Tudo terá começado com a publicação de declarações atribuídas ao chancellor – ministro das Finanças, na maioria dos países europeus – no passado domingo, no “Times”, aparentemente proferidas numa reunião com os restantes membros do executivo, nas quais Philip Hammond defendia, entre outras coisas, que os funcionários públicos britânicos recebiam “mais do que deviam”. Mais prejudicial para May, de um ponto de vista do apoio interno, foram possivelmente os esclarecimentos apresentados pelo próprio. Hammond insinuou que alguns colegas de governo “não estão contentes com a agenda” que definiu para o Brexit e sugeriu que seria “mais vantajoso” se aqueles se “focassem no trabalho que está em curso”.
Foi esta a mensagem que a primeira-ministra levou aos deputados conservadores da Câmara dos Comuns, na segunda-feira, na habitual festa que antecede a pausa de verão no trabalho parlamentar em Westminster. May terá exigido o fim das “calúnias” e “críticas” ao trabalho do governo e apresentado um cenário alternativo curioso, caso o ambiente crispado se mantenha dentro do partido tory: “A escolha é entre mim ou Jeremy Corbyn [líder do Partido Trabalhista]. E ninguém o quer”.

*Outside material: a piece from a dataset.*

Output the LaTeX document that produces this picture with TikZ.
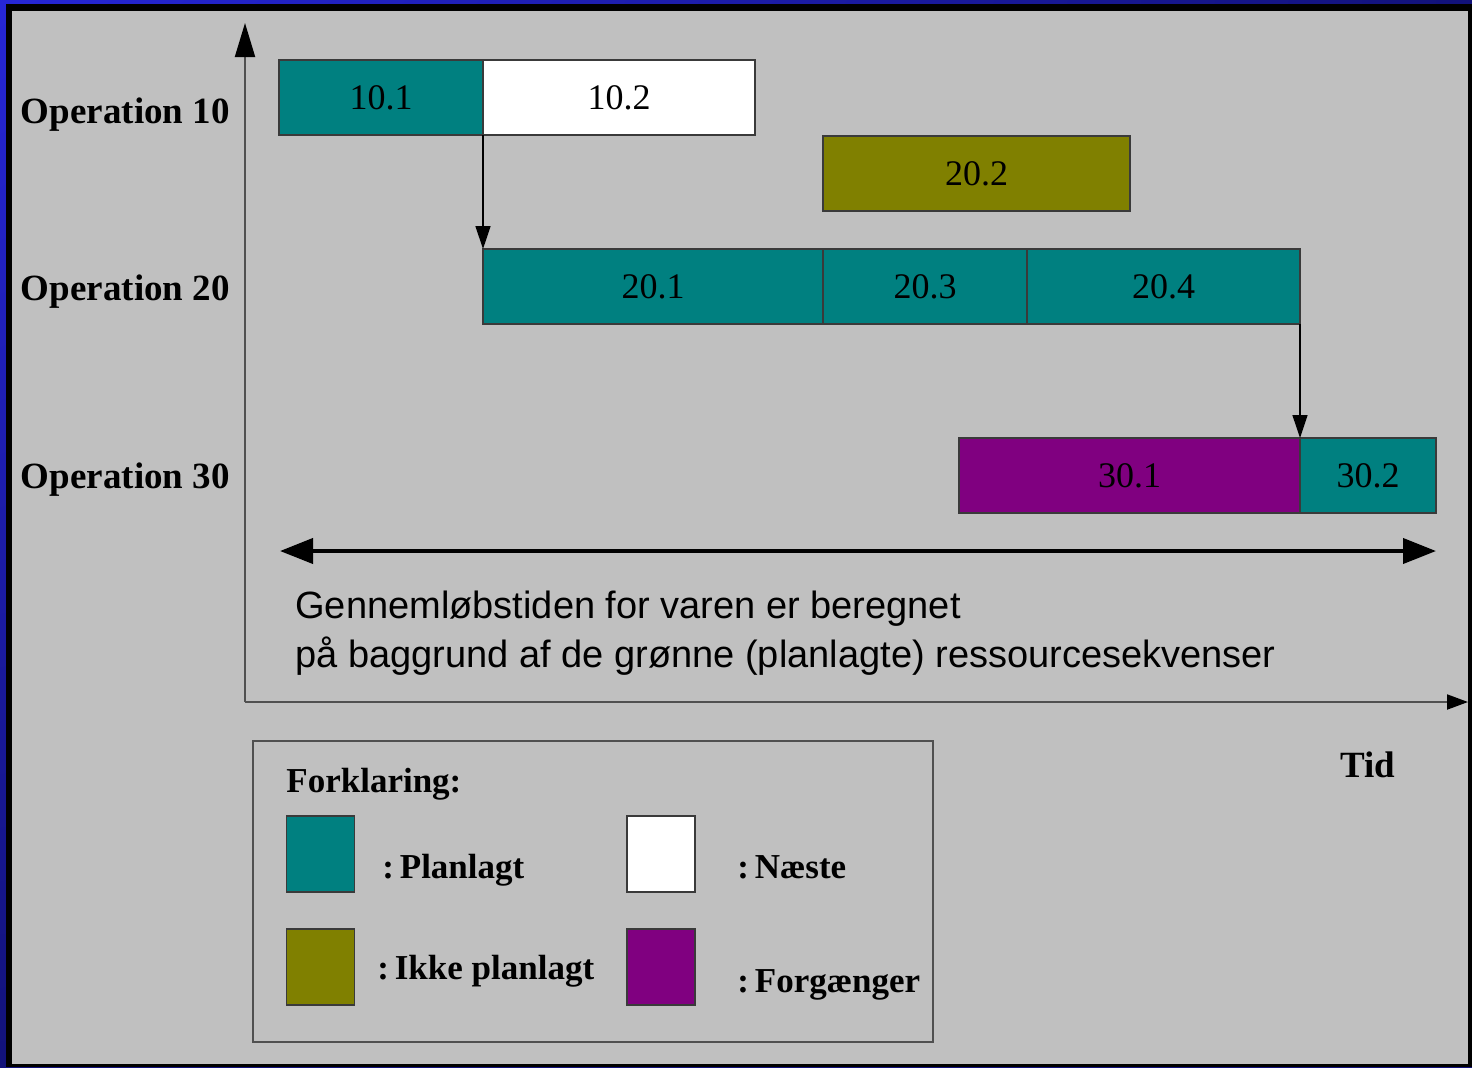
\documentclass[tikz,border=0pt]{standalone}
\usepackage{fontspec}
\setmainfont{Liberation Serif}
\newfontfamily\capfont{Liberation Sans}
\usetikzlibrary{positioning,arrows.meta,shadings}
\definecolor{bgray}{HTML}{C0C0C0}
\definecolor{planteal}{HTML}{008080}
\definecolor{unplanolive}{HTML}{808000}
\definecolor{predpurple}{HTML}{800080}
\definecolor{framenavy}{HTML}{12127A}
\definecolor{frameblue}{HTML}{2626D6}
\definecolor{edgegray}{HTML}{3A3A3A}
\definecolor{axisgray}{HTML}{505050}

\tikzset{
  task/.style={draw=edgegray, line width=0.7pt, inner sep=0pt, outer sep=0pt,
    minimum height=37.5pt, font=\fontsize{18}{20}\selectfont},
  planned/.style={task, fill=planteal},
  nextop/.style={task, fill=white},
  unplanned/.style={task, fill=unplanolive},
  pred/.style={task, fill=predpurple},
  oplabel/.style={anchor=base east, inner sep=0pt, font=\bfseries\fontsize{18.5}{20}\selectfont},
  legtext/.style={anchor=base west, inner sep=0pt, font=\bfseries\fontsize{17.5}{20}\selectfont},
  captext/.style={anchor=base west, inner sep=0pt, font=\capfont\fontsize{19}{22}\selectfont},
  swatch/.style={draw=edgegray, line width=0.7pt, inner sep=0pt, minimum width=34pt, minimum height=38pt},
}

\begin{document}
\begin{tikzpicture}[x=0.5pt, y=-0.5pt]
    \useasboundingbox (0,0) rectangle (1472,1067);
    % frame and background
    \shade[upper left=frameblue, upper right=framenavy, lower left=framenavy, lower right=framenavy]
        (0,0) rectangle (1472,1067);
    \fill[black] (6,4) rectangle (1472,1067);
    \fill[bgray] (12,11) rectangle (1468,1064);

    % axes
    \coordinate (origin) at (245,702);
    \coordinate (ytip) at (245,23);
    \coordinate (xtip) at (1468,702);
    \draw[axisgray, line width=1pt, -{Triangle[length=17pt, width=10pt, color=black]}] (origin) -- (ytip);
    \draw[axisgray, line width=1pt, -{Triangle[length=10.5pt, width=7.5pt, color=black]}] (origin) -- (xtip);

    % operation labels
    \node[oplabel] (op10) at (230,123) {Operation 10};
    \node[oplabel] (op20) at (230,300) {Operation 20};
    \node[oplabel] (op30) at (230,488) {Operation 30};

    % resource sequences
    \node[planned, minimum width=102pt] (b101) at (381,97.5) {10.1};
    \node[nextop, minimum width=136pt, right=0pt of b101] (b102) {10.2};
    \node[unplanned, minimum width=153.5pt] (b202) at (976.5,173.5) {20.2};
    \node[planned, minimum width=170pt] (b201) at (653,286.5) {20.1};
    \node[planned, minimum width=102pt, right=0pt of b201] (b203) {20.3};
    \node[planned, minimum width=136.5pt, right=0pt of b203] (b204) {20.4};
    \node[pred, minimum width=170.5pt] (b301) at (1129.5,475.5) {30.1};
    \node[planned, minimum width=68pt, right=0pt of b301] (b302) {30.2};

    \draw[black, line width=0.7pt, -{Triangle[length=11.5pt, width=7.5pt]}] (b101.south east) -- (b201.north west);
    \draw[black, line width=0.7pt, -{Triangle[length=11.5pt, width=7.5pt]}] (b204.south east) -- (b301.north east);

    % lead time
    \coordinate (spanL) at (280,551);
    \coordinate (spanR) at (1436,551);
    \draw[black, line width=2pt, {Triangle[length=16.5pt, width=12.5pt]}-{Triangle[length=16.5pt, width=12.5pt]}] (spanL) -- (spanR);
    \node[captext] (lead1) at (295,618) {Gennemløbstiden for varen er beregnet};
    \node[captext] (lead2) at (295,667) {på baggrund af de grønne (planlagte) ressourcesekvenser};

    \node[legtext, font=\bfseries\fontsize{18.5}{20}\selectfont] (tid) at (1340,777) {Tid};

    % legend
    \node[draw=axisgray, line width=0.8pt, inner sep=0pt, minimum width=340pt, minimum height=150.5pt] (legend) at (593,891.5) {};
    \node[legtext] (forkl) at (286,792) {Forklaring:};
    \node[swatch, fill=planteal] (swPlan) at (320.5,854) {};
    \node[swatch, fill=white] (swNext) at (661,854) {};
    \node[swatch, fill=unplanolive] (swUnplan) at (320.5,967) {};
    \node[swatch, fill=predpurple] (swPred) at (661,967) {};
    \node[legtext] (txPlan) at (382,878) {:\,Planlagt};
    \node[legtext] (txNext) at (737,878) {:\,Næste};
    \node[legtext] (txUnplan) at (377,979) {:\,Ikke planlagt};
    \node[legtext] (txPred) at (737,992) {:\,Forgænger};
\end{tikzpicture}
\end{document}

Se na segunda foram os deputados a ser admoestados pela líder do Partido Conservador, hoje foi a vez do núcleo duro de Theresa May – leia-se o governo – sentir a sua ira. A comunicação social britânica noticia que a primeira-ministra instou os membros do executivo a pararem de vez com o vazamento de conversas privadas para a imprensa e exigiu unidade. “Necessitamos de demonstrar força e unidade enquanto país e isso começa à volta desta mesa”, terá dito May.

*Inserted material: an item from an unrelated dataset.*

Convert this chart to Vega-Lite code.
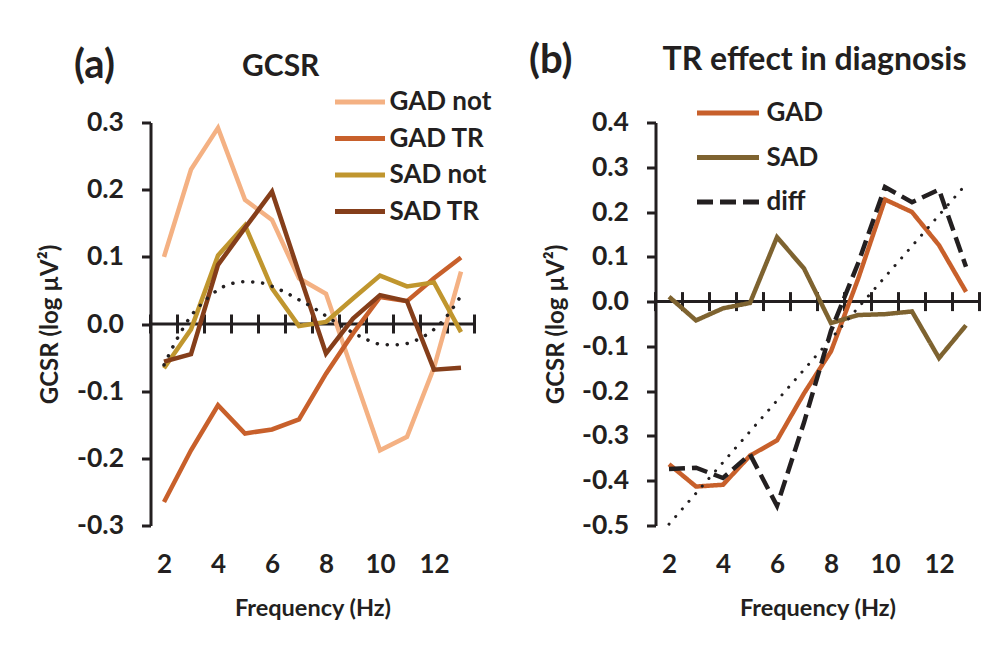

Esta postura foi publicamente defendida esta terça-feira por alguns membros de topo do Partido Conservador. Em declarações à Sky News, a responsável pela pasta dos Assuntos Internos, Amber Rudd, legitimou as repreensões de May e defendeu que todos os representantes políticos tories têm a obrigação de “fazer o trabalho que lhes foi solicitado”. Já o deputado e vice-presidente do grupo parlamentar tory, Charles Walker, sugeriu, numa entrevista à BBC, que a “grande maioria” dos conservadores apoiaria eventuais “afastamentos” dos ministros que “apenas estão focados nas suas ambições pessoais”.

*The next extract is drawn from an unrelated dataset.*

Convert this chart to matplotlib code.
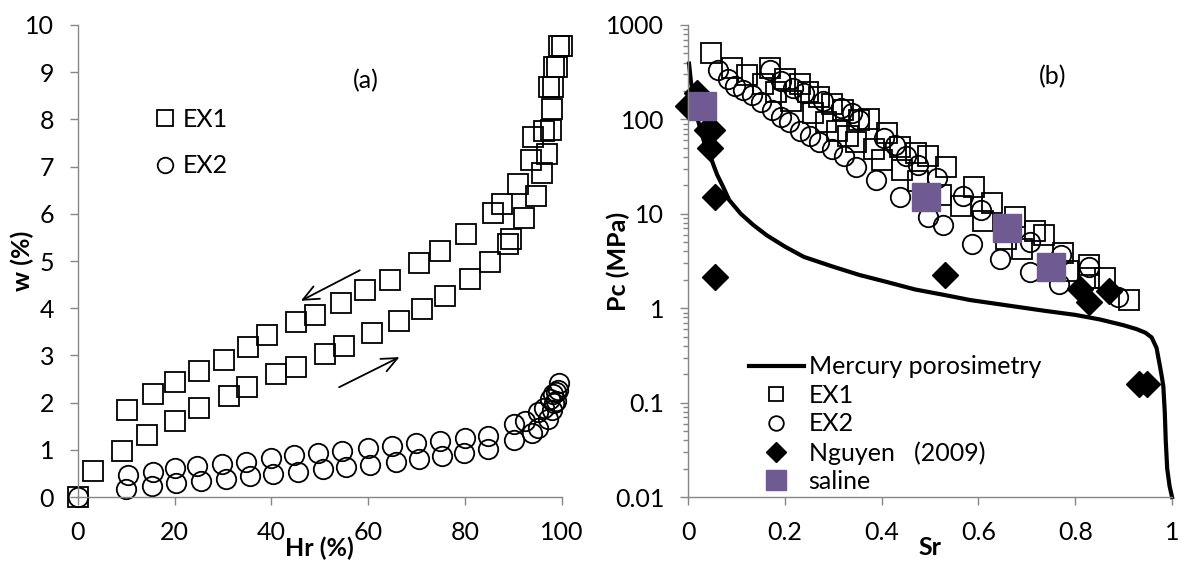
import matplotlib
matplotlib.use('Agg')
import matplotlib.pyplot as plt
from matplotlib.ticker import LogLocator, NullFormatter

plt.rcParams['font.family'] = ['Lato', 'DejaVu Sans']
plt.rcParams['font.size'] = 18

# ---- panel (a): water content vs relative humidity ----
# EX1 wetting branch
ex1_ads_hr = [0, 3.2, 9.1, 14.3, 20.0, 25.1, 31.2, 34.9, 40.9, 45.2, 51.1, 55.1, 60.8,
              66.3, 71.1, 75.8, 81.0, 85.1, 88.9, 89.5, 92.2, 94.6, 95.9, 97.0, 97.8, 98.0, 98.4]
ex1_ads_w = [0, 0.55, 0.98, 1.31, 1.62, 1.88, 2.15, 2.34, 2.61, 2.76, 3.03, 3.20, 3.48,
             3.73, 3.99, 4.25, 4.61, 4.97, 5.37, 5.47, 5.92, 6.38, 6.86, 7.27, 7.77, 8.23, 9.12]
# EX1 drying branch
ex1_des_hr = [100, 99.4, 99.0, 98.3, 97.4, 96.4, 94.1, 93.7, 91.0, 87.6, 85.9, 80.2, 74.9,
              70.5, 64.5, 59.3, 54.3, 49.1, 45.1, 39.1, 35.2, 30.3, 25.0, 20.0, 15.6, 10.2]
ex1_des_w = [9.56, 9.56, 9.12, 8.69, 8.69, 7.75, 7.62, 7.13, 6.63, 6.21, 6.02, 5.58, 5.22,
             4.95, 4.60, 4.38, 4.12, 3.86, 3.71, 3.43, 3.18, 2.91, 2.67, 2.43, 2.19, 1.84]

# EX2 wetting branch
ex2_ads_hr = [0, 10.0, 15.4, 20.3, 25.5, 30.6, 35.5, 40.3, 45.6, 50.6, 55.4, 60.3, 65.8,
              70.6, 75.2, 79.9, 84.8, 90.1, 93.9, 95.2, 97.2, 98.0, 98.4, 98.8]
ex2_ads_w = [0, 0.18, 0.23, 0.29, 0.34, 0.39, 0.44, 0.49, 0.54, 0.59, 0.63, 0.68, 0.75,
             0.80, 0.86, 0.93, 1.01, 1.20, 1.35, 1.46, 1.65, 1.84, 1.99, 2.04]
# EX2 drying branch
ex2_des_hr = [99.4, 99.2, 98.8, 98.3, 97.5, 96.4, 95.2, 92.5, 90.1, 84.8, 80.1, 74.9, 70.0,
              65.0, 59.9, 54.6, 49.6, 44.7, 39.9, 34.7, 29.8, 24.7, 20.2, 15.6, 10.4]
ex2_des_w = [2.42, 2.26, 2.23, 2.19, 2.07, 1.88, 1.81, 1.62, 1.54, 1.30, 1.26, 1.19, 1.15,
             1.09, 1.04, 0.98, 0.93, 0.88, 0.82, 0.75, 0.70, 0.66, 0.61, 0.54, 0.46]

# ---- panel (b): capillary pressure vs saturation ----
hg_sr = [0.002, 0.006, 0.011, 0.02, 0.033, 0.048, 0.06, 0.071, 0.085, 0.109, 0.135, 0.163,
         0.2, 0.239, 0.3, 0.354, 0.41, 0.469, 0.53, 0.583, 0.66, 0.736, 0.8, 0.851, 0.9,
         0.927, 0.945, 0.958, 0.968, 0.974, 0.978, 0.982, 0.985, 0.987, 0.99, 0.995, 1.0]
hg_pc = [390, 250, 175, 100, 58, 38, 26, 20, 14, 10, 7.6, 5.9,
         4.5, 3.5, 2.75, 2.25, 1.9, 1.58, 1.38, 1.22, 1.07, 0.94, 0.85, 0.76, 0.66,
         0.6, 0.55, 0.49, 0.38, 0.26, 0.2, 0.15, 0.08, 0.04, 0.02, 0.013, 0.01]

ex1_sr = [0.048, 0.090, 0.121, 0.155, 0.170, 0.182, 0.201, 0.213, 0.232, 0.247, 0.258, 0.270,
          0.285, 0.297, 0.320, 0.308, 0.331, 0.346, 0.354, 0.373, 0.385, 0.411, 0.400, 0.438,
          0.442, 0.472, 0.495, 0.476, 0.522, 0.534, 0.564, 0.591, 0.610, 0.629, 0.656, 0.675,
          0.690, 0.717, 0.736, 0.759, 0.774, 0.786, 0.828, 0.828, 0.862, 0.912]
ex1_pc = [509, 349, 293, 236, 349, 197, 268, 158, 236, 197, 117, 173,
          94, 145, 127, 75, 66, 58, 98, 102, 49, 72, 37, 51,
          29, 44, 41, 22, 16, 31, 12, 19, 8.4, 13, 5.4, 9.2,
          4.2, 6.5, 5.9, 2.7, 3.8, 2.5, 2.9, 2.1, 2.1, 1.22]

ex2_sr = [0.062, 0.083, 0.098, 0.113, 0.132, 0.151, 0.170, 0.174, 0.193, 0.193, 0.209, 0.216,
          0.232, 0.239, 0.251, 0.270, 0.278, 0.297, 0.316, 0.323, 0.339, 0.346, 0.354, 0.388,
          0.404, 0.427, 0.437, 0.450, 0.476, 0.495, 0.515, 0.526, 0.568, 0.587, 0.606, 0.645,
          0.706, 0.706, 0.771, 0.767, 0.828, 0.889]
ex2_pc = [334, 268, 225, 206, 181, 152, 334, 127, 257, 107, 94, 216,
          75, 189, 66, 58, 158, 49, 133, 41, 117, 31, 98, 23,
          63, 53, 15, 41, 33, 9.2, 24, 7.7, 15.5, 4.8, 10.9, 3.3,
          5.0, 2.4, 3.7, 1.8, 2.7, 1.33]

nguyen_sr = [0.0, 0.019, 0.04, 0.05, 0.045, 0.056, 0.056, 0.530, 0.809, 0.828, 0.870, 0.931, 0.949]
nguyen_pc = [140, 190, 78, 77, 50, 15, 2.16, 2.25, 1.58, 1.17, 1.52, 0.156, 0.156]

saline_sr = [0.029, 0.492, 0.660, 0.750]
saline_pc = [139, 14.9, 7.0, 2.7]

y_ticks_b = [0.01, 0.1, 1, 10, 100, 1000]
y_labels_b = ['0.01', '0.1', '1', '10', '100', '1000']
x_ticks_b = [0, 0.2, 0.4, 0.6, 0.8, 1]
x_labels_b = ['0', '0.2', '0.4', '0.6', '0.8', '1']

GREY = '#868686'
PURPLE = '#6F5A91'
mk = dict(linestyle='none', markerfacecolor='none', markeredgecolor='black',
          markeredgewidth=1.3, clip_on=False)


def style(ax):
    for s in ['top', 'right']:
        ax.spines[s].set_visible(False)
    for s in ['left', 'bottom']:
        ax.spines[s].set_color(GREY)
        ax.spines[s].set_linewidth(1.0)
    ax.tick_params(which='major', direction='out', length=6, width=1.0, color=GREY)
    ax.tick_params(axis='y', which='major', pad=11)
    ax.tick_params(axis='x', which='major', pad=11)
    ax.tick_params(which='minor', direction='out', length=3.5, width=1.0, color=GREY)


fig = plt.figure(figsize=(11.81, 5.63), dpi=100)
ax1 = fig.add_axes([0.0658, 0.1172, 0.4098, 0.8384])
ax2 = fig.add_axes([0.5826, 0.1172, 0.4098, 0.8384])

# panel (a)
h1, = ax1.plot(ex1_ads_hr, ex1_ads_w, marker='s', markersize=14, **mk)
ax1.plot(ex1_des_hr, ex1_des_w, marker='s', markersize=14, **mk)
h2, = ax1.plot(ex2_ads_hr, ex2_ads_w, marker='o', markersize=14, **mk)
ax1.plot(ex2_des_hr, ex2_des_w, marker='o', markersize=14, **mk)
ax1.annotate('', xy=(45.6, 4.13), xytext=(58.8, 4.83),
             arrowprops=dict(arrowstyle='->,head_length=0.45,head_width=0.2',
                             lw=1.3, color='black', mutation_scale=25))
ax1.annotate('', xy=(67.0, 2.99), xytext=(53.5, 2.30),
             arrowprops=dict(arrowstyle='->,head_length=0.45,head_width=0.2',
                             lw=1.3, color='black', mutation_scale=25))
ax1.set_xlim(0, 100)
ax1.set_ylim(0, 10)
ax1.set_xticks(range(0, 101, 20))
ax1.set_yticks(range(0, 11))
style(ax1)
ax1.set_xlabel('Hr (%)', fontweight='bold')
ax1.set_ylabel('w (%)', fontweight='bold')
ax1.xaxis.set_label_coords(0.5, -0.083)
ax1.yaxis.set_label_coords(-0.09, 0.5)
ax1.text(0.596, 0.883, '(a)', transform=ax1.transAxes, ha='center', va='center')
ax1.legend([h1, h2], ['EX1', 'EX2'], loc='upper left', bbox_to_anchor=(0.16, 0.825),
           frameon=False, handlelength=0.8, handletextpad=0.3, labelspacing=0.95,
           markerscale=0.8, borderpad=0, borderaxespad=0)

# panel (b)
ax2.plot(hg_sr, hg_pc, color='black', lw=3, label='Mercury porosimetry', clip_on=False)
ax2.plot(ex1_sr, ex1_pc, marker='s', markersize=14, label='EX1', **mk)
ax2.plot(ex2_sr, ex2_pc, marker='o', markersize=14, label='EX2', **mk)
ax2.plot(nguyen_sr, nguyen_pc, linestyle='none', marker='D', markersize=13,
         color='black', label='Nguyen   (2009)', clip_on=False)
ax2.plot(saline_sr, saline_pc, linestyle='none', marker='s', markersize=20,
         color=PURPLE, label='saline', clip_on=False)
ax2.set_yscale('log')
ax2.set_xlim(0, 1)
ax2.set_ylim(0.01, 1000)
ax2.set_yticks(y_ticks_b)
ax2.set_yticklabels(y_labels_b)
ax2.yaxis.set_minor_locator(LogLocator(base=10, subs=range(2, 10)))
ax2.yaxis.set_minor_formatter(NullFormatter())
ax2.set_xticks(x_ticks_b)
ax2.set_xticklabels(x_labels_b)
style(ax2)
ax2.set_xlabel('Sr', fontweight='bold')
ax2.set_ylabel('Pc (MPa)', fontweight='bold')
ax2.xaxis.set_label_coords(0.5, -0.083)
ax2.yaxis.set_label_coords(-0.12, 0.5)
ax2.text(0.753, 0.891, '(b)', transform=ax2.transAxes, ha='center', va='center')
ax2.legend(loc='upper left', bbox_to_anchor=(0.125, 0.30), frameon=False,
           handlelength=2.2, handletextpad=0.2, labelspacing=0.22,
           markerscale=0.75, borderpad=0, borderaxespad=0)

fig.savefig('out.png', dpi=100)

De acordo com o “Guardian”, um grupo de tories terá mesmo posto a circular uma carta de no confidence – equivalente a uma moção de censura, mas a nível exclusivamente partidário – à chefia de May. O documento dificilmente reunirá as 48 assinaturas necessárias para espoletar uma votação interna nesse sentido – correspondentes a 15% dos parlamentares conservadores –, mas isso não significa um apoio incondicional à líder do governo. Citado por aquele diário britânico, um deputado que preferiu manter o anonimato garantiu que “provavelmente assinaria” a carta se alguém “credível” avançasse, como por exemplo David Davis, secretário de Estado para o abandono da UE.
Theresa May já demonstrou que não cai, nem cede, facilmente e a existência de pequenos focos de rebelião dentro do seu partido dificilmente a farão mudar de rumo. Mas enquanto para lá do Canal da Mancha de discutem arrufos e quezílias internas, o relógio de Bruxelas não para. E o Brexit já esteve mais longe.